Disappointed in DD, can I say anything to her?

Anonymous
Anonymous wrote:Just say factually and objectively. "You're being a bitch. Quit it."


I agree with this.
Anonymous
Anonymous wrote:
Anonymous wrote:
Anonymous wrote:
Anonymous wrote:I wouldn't say anything about her behavior. I would talk to her about what she's going through, express empathy, maybe do something special with her. Emphasize that your proud of her regardless of her job search. Help her feel better, she'll treat others better. It's hard to celebrate someone else's success when you are going through a rough patch. Yes, it's petty, but even adults have a hard time. Praise any positive interactions you see between the two!


She is not a four year old. She is a young adult.

You tell her to knock it off, she is being immature and rude and not acting like an adult, and that as a memeber of this family we support each other and celebrate and acknowledge each other's achievements. You tell her she is not a 13 yeat old going through middle school and puberty so she needs to quit acting like one, and if she must be rude she needs to not say anything at all.

+100


This

+1. OP, don't worry so much about how your older DD will feel; worrying if she will get her back up, etc. Because she may have learned that getting her back up will prevent you from challenging her.
I don't like this idea that it's hard to feel good for someone else if your life is not going well. I don't believe that is true; I think that some people see a zeor-sum situation when they should not. Older DD should not be competing or comparing with younger sibling; their lives are different. She should not have the luxury of feeling so sorry for herself that she feels entitled to take it out on younger sibling. I love the "straighten up/fly right" advice, the advice above, and some other comments--basically the comments that tell you to straighten her out and defend the sibling--model your matriarch role, remind of the rules and the appropriate mindset. Think mama cougar--nip your misbehaving cub and nudge her in line. She'll be mad at you, but down deep, she wants it....she is looking for the boundary, as all kids are when with their parents.
Anonymous
Tell her that nastiness will not be tolerated.
Anonymous
Please say something (firm is fine) to stop this behavior, protect your youngest, and insist upon civility. It may not work. Keep doing it anyway.

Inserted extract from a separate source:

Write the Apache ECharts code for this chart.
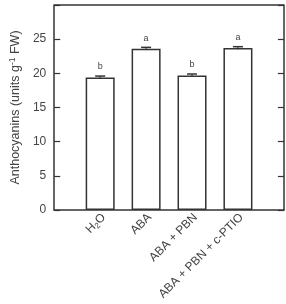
<!DOCTYPE html>
<html>
<head>
<meta charset="utf-8">
<script src="https://cdn.jsdelivr.net/npm/echarts@6/dist/echarts.min.js"></script>
<style>
html,body{margin:0;padding:0;background:#fff;}
#main{width:286px;height:304px;}
</style>
</head>
<body>
<div id="main"></div>
<script>
var categories = ['', 'H2O', 'ABA', 'ABA + PBN', 'ABA + PBN + c-PTIO', ''];
var values = ['-', 19.4, 23.6, 19.7, 23.7, '-'];
var errors = [0, 0.2, 0.2, 0.2, 0.2, 0];
var letters = ['', 'b', 'a', 'b', 'a', ''];
var yTicks = [0, 5, 10, 15, 20, 25];

var axisColor = '#333';
var textColor = '#444';

var errData = [];
for (var i = 1; i < 5; i++) {
    errData.push([i, values[i], errors[i]]);
}

var chart = echarts.init(document.getElementById('main'));
var option = {
    animation: false,
    grid: {left: 47, right: 1, top: 5, bottom: 94},
    xAxis: {
        type: 'category',
        data: categories,
        boundaryGap: false,
        axisLine: {lineStyle: {color: axisColor, width: 1.5}},
        axisTick: {show: false},
        axisLabel: {
            interval: 0,
            rotate: 45,
            margin: 9,
            fontSize: 12,
            fontFamily: 'Liberation Sans',
            color: textColor,
            padding: [0, -5, 0, 0],
            formatter: function (v) {
                if (v === 'H2O') return 'H{sub|2}O';
                return v;
            },
            rich: {
                sub: {fontSize: 8, verticalAlign: 'bottom', padding: [6, 0, 0, 0], fontFamily: 'Liberation Sans', color: textColor}
            }
        }
    },
    yAxis: [{
        type: 'value',
        min: 0,
        max: 30,
        interval: 5,
        name: 'Anthocyanins (units g{sup|-1} FW)',
        nameLocation: 'middle',
        nameGap: 29,
        nameTextStyle: {
            fontSize: 12.5,
            fontFamily: 'Liberation Sans',
            color: textColor,
            rich: {
                sup: {fontSize: 8.5, verticalAlign: 'top', padding: [0, 0, 6, 0], fontFamily: 'Liberation Sans', color: textColor}
            }
        },
        axisLine: {show: true, lineStyle: {color: axisColor, width: 1.5}},
        axisTick: {show: true, inside: true, length: 6, lineStyle: {color: axisColor, width: 1.2}},
        axisLabel: {
            fontSize: 12,
            fontFamily: 'Liberation Sans',
            color: textColor,
            margin: 8,
            formatter: function (v) { return yTicks.indexOf(v) >= 0 ? String(v) : ''; }
        },
        splitLine: {show: false}
    }, {
        type: 'value',
        min: 0,
        max: 30,
        interval: 5,
        position: 'right',
        axisLine: {show: true, lineStyle: {color: axisColor, width: 1.5}},
        axisTick: {show: true, inside: true, length: 6, lineStyle: {color: axisColor, width: 1.2}},
        axisLabel: {show: false},
        splitLine: {show: false}
    }],
    series: [{
        type: 'bar',
        data: values,
        barWidth: 29,
        itemStyle: {color: '#fff', borderColor: axisColor, borderWidth: 1.5},
        label: {
            show: true,
            position: 'top',
            distance: 6,
            fontSize: 9,
            fontFamily: 'Liberation Sans',
            color: textColor,
            formatter: function (p) { return letters[p.dataIndex]; }
        },
        z: 2
    }, {
        type: 'custom',
        data: errData,
        renderItem: function (params, api) {
            var x = api.value(0), y = api.value(1), e = api.value(2);
            var hi = api.coord([x, y + e]);
            var lo = api.coord([x, y - e]);
            var w = 5;
            return {
                type: 'group',
                children: [
                    {type: 'line', shape: {x1: hi[0], y1: hi[1], x2: lo[0], y2: lo[1]}, style: {stroke: axisColor, lineWidth: 1}},
                    {type: 'line', shape: {x1: hi[0] - w, y1: hi[1], x2: hi[0] + w, y2: hi[1]}, style: {stroke: axisColor, lineWidth: 1.5}}
                ]
            };
        },
        z: 3
    }, {
        // top border of plot frame
        type: 'line',
        data: [],
        markLine: {
            silent: true,
            symbol: 'none',
            label: {show: false},
            lineStyle: {color: axisColor, width: 1.5, type: 'solid'},
            data: [{yAxis: 30}]
        }
    }]
};
chart.setOption(option);
</script>
</body>
</html>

I was the snarky older sib. I deeply regret how cruel I was to my sister when we were kids. We are in our 30s now and just recently starting to relate better. There were jealousy and favoritism issues, sure, but mostly I had learned to be sarcastic and cutting as a way of communicating - yep, from my parents - and just thought it was the way we talked. It wasn't hard to stop but somebody had to tell me it was rude and alienating.
Anonymous
Not sure how young a young adult daughter is but if she's not yet in university, say the usual mum stuff- "we support family- we don't make people feel bad for their accomplishments" etc.

If she's in university, and especially out of the home, address her as you would any adult guest, that she was very rude and those kind of comments are not welcome. Keep it short and simple but nip it in the bud.

Otherwise your post reads as 'how do I stop one of my kids from being mean to the other'... is this a serious question??